Output the material beneath this task exactly, images excluded.
———
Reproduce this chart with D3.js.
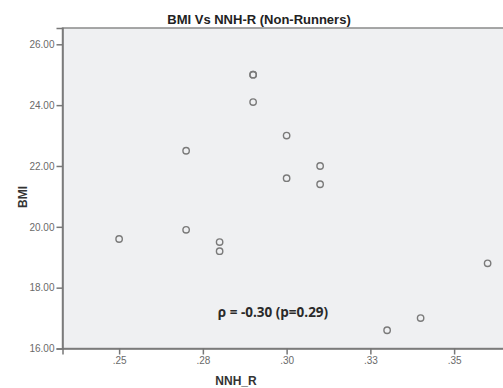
<!DOCTYPE html>
<html><head><meta charset="utf-8">
<script src="https://cdn.jsdelivr.net/npm/d3@7"></script>
<style>body{margin:0;background:#fff;overflow:hidden}</style>
</head><body>
<svg id="c" width="503" height="388"></svg>
<script>
const nnhR = [0.25, 0.27, 0.27, 0.28, 0.28, 0.29, 0.29, 0.29, 0.30, 0.30, 0.31, 0.31, 0.33, 0.34, 0.36];
const bmi  = [19.6, 22.5, 19.9, 19.5, 19.2, 25.0, 25.0, 24.1, 23.0, 21.6, 22.0, 21.4, 16.6, 17.0, 18.8];
const xTicks = [0.25, 0.275, 0.30, 0.325, 0.35];
const xTickLabels = [".25", ".28", ".30", ".33", ".35"];
const yTicks = [16, 18, 20, 22, 24, 26];
const title = "BMI Vs NNH-R (Non-Runners)";
const annotation = "ρ = -0.30 (p=0.29)";

const svg = d3.select("#c");
const L = 62.5, R = 512, T = 28, B = 348.5;
const x = d3.scaleLinear().domain([0.2331, 0.2331 + (R - L) / 3350]).range([L, R]);
const y = d3.scaleLinear().domain([16, 16 + (B - T) / 30.42]).range([B, T]);

svg.append("rect").attr("x", L).attr("y", T).attr("width", R - L).attr("height", B - T)
  .attr("fill", "#eff0f2").attr("stroke", "#8a8a8a").attr("stroke-width", 1.5);

const yAxis = svg.append("g").attr("transform", `translate(${L},0)`)
  .call(d3.axisLeft(y).tickValues(yTicks).tickFormat(d3.format(".2f")).tickSize(6).tickPadding(2));
const xAxis = svg.append("g").attr("transform", `translate(0,${B})`)
  .call(d3.axisBottom(x).tickValues(xTicks).tickFormat((d, i) => xTickLabels[i]).tickSize(6).tickPadding(2));
[yAxis, xAxis].forEach(a => {
  a.select(".domain").attr("stroke", "#777").attr("stroke-width", 1.5);
  a.selectAll(".tick line").attr("stroke", "#777").attr("stroke-width", 1.5);
  a.selectAll(".tick text").attr("fill", "#6a6a6a").style("font-family", "Arial, 'Liberation Sans', sans-serif").style("font-size", "10px");
});

svg.append("g").selectAll("circle").data(nnhR).join("circle")
  .attr("cx", d => x(d)).attr("cy", (d, i) => y(bmi[i])).attr("r", 3.2)
  .attr("fill", "none").attr("stroke", "#7a7a7a").attr("stroke-width", 1.4);

svg.append("text").attr("x", 259).attr("y", 24).attr("text-anchor", "middle")
  .style("font-family", "Arial, 'Liberation Sans', sans-serif").style("font-size", "13px").style("font-weight", "bold")
  .attr("fill", "#222").text(title);

svg.append("text").attr("transform", "translate(27,197) rotate(-90)").attr("text-anchor", "middle")
  .style("font-family", "Arial, 'Liberation Sans', sans-serif").style("font-size", "12px").style("font-weight", "bold")
  .attr("fill", "#333").text("BMI");

svg.append("text").attr("x", 236).attr("y", 385).attr("text-anchor", "middle")
  .style("font-family", "Arial, 'Liberation Sans', sans-serif").style("font-size", "12px").style("font-weight", "bold")
  .attr("fill", "#333").text("NNH_R");

svg.append("text").attr("x", 273).attr("y", 317).attr("text-anchor", "middle")
  .style("font-family", "'Open Sans', sans-serif").style("font-size", "13.5px").style("font-weight", "bold")
  .attr("fill", "#2a2a2a").text(annotation);
</script>
</body></html>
———
Output of the exercise:
Reproduce this chart with D3.js.
<!DOCTYPE html>
<html><head><meta charset="utf-8">
<script src="https://cdn.jsdelivr.net/npm/d3@7"></script>
<style>body{margin:0;background:#fff;overflow:hidden}</style>
</head><body>
<svg id="c" width="503" height="388"></svg>
<script>
const nnhR = [0.25, 0.27, 0.27, 0.28, 0.28, 0.29, 0.29, 0.29, 0.30, 0.30, 0.31, 0.31, 0.33, 0.34, 0.36];
const bmi  = [19.6, 22.5, 19.9, 19.5, 19.2, 25.0, 25.0, 24.1, 23.0, 21.6, 22.0, 21.4, 16.6, 17.0, 18.8];
const xTicks = [0.25, 0.275, 0.30, 0.325, 0.35];
const xTickLabels = [".25", ".28", ".30", ".33", ".35"];
const yTicks = [16, 18, 20, 22, 24, 26];
const title = "BMI Vs NNH-R (Non-Runners)";
const annotation = "ρ = -0.30 (p=0.29)";

const svg = d3.select("#c");
const L = 62.5, R = 512, T = 28, B = 348.5;
const x = d3.scaleLinear().domain([0.2331, 0.2331 + (R - L) / 3350]).range([L, R]);
const y = d3.scaleLinear().domain([16, 16 + (B - T) / 30.42]).range([B, T]);

svg.append("rect").attr("x", L).attr("y", T).attr("width", R - L).attr("height", B - T)
  .attr("fill", "#eff0f2").attr("stroke", "#8a8a8a").attr("stroke-width", 1.5);

const yAxis = svg.append("g").attr("transform", `translate(${L},0)`)
  .call(d3.axisLeft(y).tickValues(yTicks).tickFormat(d3.format(".2f")).tickSize(6).tickPadding(2));
const xAxis = svg.append("g").attr("transform", `translate(0,${B})`)
  .call(d3.axisBottom(x).tickValues(xTicks).tickFormat((d, i) => xTickLabels[i]).tickSize(6).tickPadding(2));
[yAxis, xAxis].forEach(a => {
  a.select(".domain").attr("stroke", "#777").attr("stroke-width", 1.5);
  a.selectAll(".tick line").attr("stroke", "#777").attr("stroke-width", 1.5);
  a.selectAll(".tick text").attr("fill", "#6a6a6a").style("font-family", "Arial, 'Liberation Sans', sans-serif").style("font-size", "10px");
});

svg.append("g").selectAll("circle").data(nnhR).join("circle")
  .attr("cx", d => x(d)).attr("cy", (d, i) => y(bmi[i])).attr("r", 3.2)
  .attr("fill", "none").attr("stroke", "#7a7a7a").attr("stroke-width", 1.4);

svg.append("text").attr("x", 259).attr("y", 24).attr("text-anchor", "middle")
  .style("font-family", "Arial, 'Liberation Sans', sans-serif").style("font-size", "13px").style("font-weight", "bold")
  .attr("fill", "#222").text(title);

svg.append("text").attr("transform", "translate(27,197) rotate(-90)").attr("text-anchor", "middle")
  .style("font-family", "Arial, 'Liberation Sans', sans-serif").style("font-size", "12px").style("font-weight", "bold")
  .attr("fill", "#333").text("BMI");

svg.append("text").attr("x", 236).attr("y", 385).attr("text-anchor", "middle")
  .style("font-family", "Arial, 'Liberation Sans', sans-serif").style("font-size", "12px").style("font-weight", "bold")
  .attr("fill", "#333").text("NNH_R");

svg.append("text").attr("x", 273).attr("y", 317).attr("text-anchor", "middle")
  .style("font-family", "'Open Sans', sans-serif").style("font-size", "13.5px").style("font-weight", "bold")
  .attr("fill", "#2a2a2a").text(annotation);
</script>
</body></html>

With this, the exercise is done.